Ci sono questioni che vanno maneggiate con cura e che non è possibile aggirare nella loro complessità. La prostituzione è senz’altro una di queste. Farei perciò molta attenzione a sentirsi depositari di verità assolute, a esibire la presunzione di avere tutte le risposte quando il più delle volte non si conoscono neanche le domande giuste.
Allora forse per prima cosa è bene sgomberare il campo da alcune ipocrisie. Il tentativo di creare un quartiere a luci rosse a Roma risponde soltanto a un’esigenza: andare incontro ai cittadini del’Eur che non ne possono più di avere le prostitute sotto casa, con tutto quello che ne comporta.
Tutto parte da qui. Non è per tutela, non è per liberare le donne. È un’operazione di decoro urbano che risponde all’esasperazione degli abitanti di quel quartiere. Non c’è giudizio su questo: credo sia un diritto dei cittadini chiedere di poter dormire senza sentire gemiti ed urla, accompagnare i bambini a scuola senza attraversare il tappeto di profilattici usati, non dover convivere con un sistema che tiene dentro altri aspetti collaterali come la droga e la violenza.

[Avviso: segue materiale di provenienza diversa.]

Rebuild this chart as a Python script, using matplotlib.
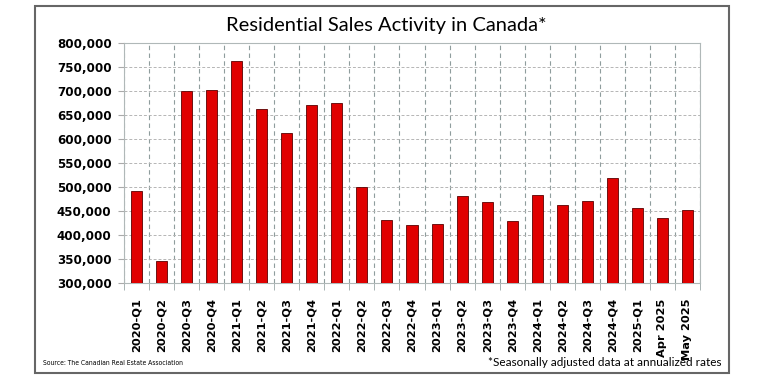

Partiamo da qui, ma proviamo a non fermarci. Perché se il tema è sgomberare lo sguardo allora basta un ghetto lontano dalle abitazioni, se invece vogliamo anche porci il tema di chi su quelle strade ci sta allora la questione è più ampia. E allora se c’è l’impegno da parte di tutti a rispondere a più esigenze, sperimentare un modello può diventare un’opportunità.
Chi sono quindi le ragazze che stanno in strada? Anch’io penso, come dice Giorgia Serughetti, che le prostitute non sono tutte vittime. Il modello svedese – che sancisce l’idea che la prostituzione è una violenza perpetuata dagli uomini sulle donne – mi ha sempre lasciata perplessa. Delle differenze vanno fatte sempre: le escort, e non è un caso che vengano chiamate così, probabilmente fanno una scelta, chi sta in strada è nella stragrande maggioranza costretta a prostituirsi. Questo è quello che ci dicono le unità di strada, le operatrici dei centri antiviolenza, chi da sempre si occupa di loro.
C’è poi un altro effetto, confermato da varie indagini. Gli uomini dei racket evitano sempre più di lavorare dove la prostituzione è osteggiata e preferiscono paesi come l’Olanda e la Germania, dove il mercato del sesso è perfettamente legale. Nelle società delle sex workers con assistenza e pensione è più difficile che la polizia indaghi e anche l’opinione pubblica è piuttosto indifferente. Salvo poi scoprire quasi per caso, come è successo in Germania, l’esistenza di un bordello con più di 100 ragazze tenute in stato di quasi schiavitù e marchiate a fuoco come animali.
Questo a testimonianza che non esiste una linearità delle soluzioni e che c’è bisogno di un combinato disposto di diversi agenti. Si vuole creare un luogo? Questo luogo deve contenere dei presidi stabili di assistenza sanitaria, devono essere presidiati dalle forze dell’ordine, devono avere delle figure di ascolto. Siamo pronti a tutto questo? Siamo pronti a garantire che questi soggetti possano operare senza essere mandati via dagli uomini delle mafie? Dobbiamo fare cioè in modo che il percorso si delinei così e dentro un quadro di mediazione sociale.
Gli abitanti dell’Eur hanno quindi ragione a rivendicare il diritto di non sentirsi “assediati” nel loro quartiere, ma devono sapere fino in fondo che cosa si consuma sotto le loro case. Lo dobbiamo saper tutti: lo sguardo non può fermarsi alle ragazze, ma deve riguardare i loro sfruttatori e i loro clienti. Padri, figli, mariti. Forse l’educazione sentimentale nelle scuole, su cui abbiamo presentato una proposta di legge che aspetta da quasi due anni di essere discussa, potrebbe servire anche a questo.
Allora accettiamo la sfida, ma dentro questo quadro. Raccogliamo allora la possibilità che ci mettono davanti il sindaco Marino e il mini sindaco Santoro. Facciamolo però con delle garanzie: deve essere un percorso partecipato che si fa carico di questa complessità, senza limitarsi a spostare il problema. Quello che non si vede dovrebbe fare male lo stesso. A volte fa male ancora di più.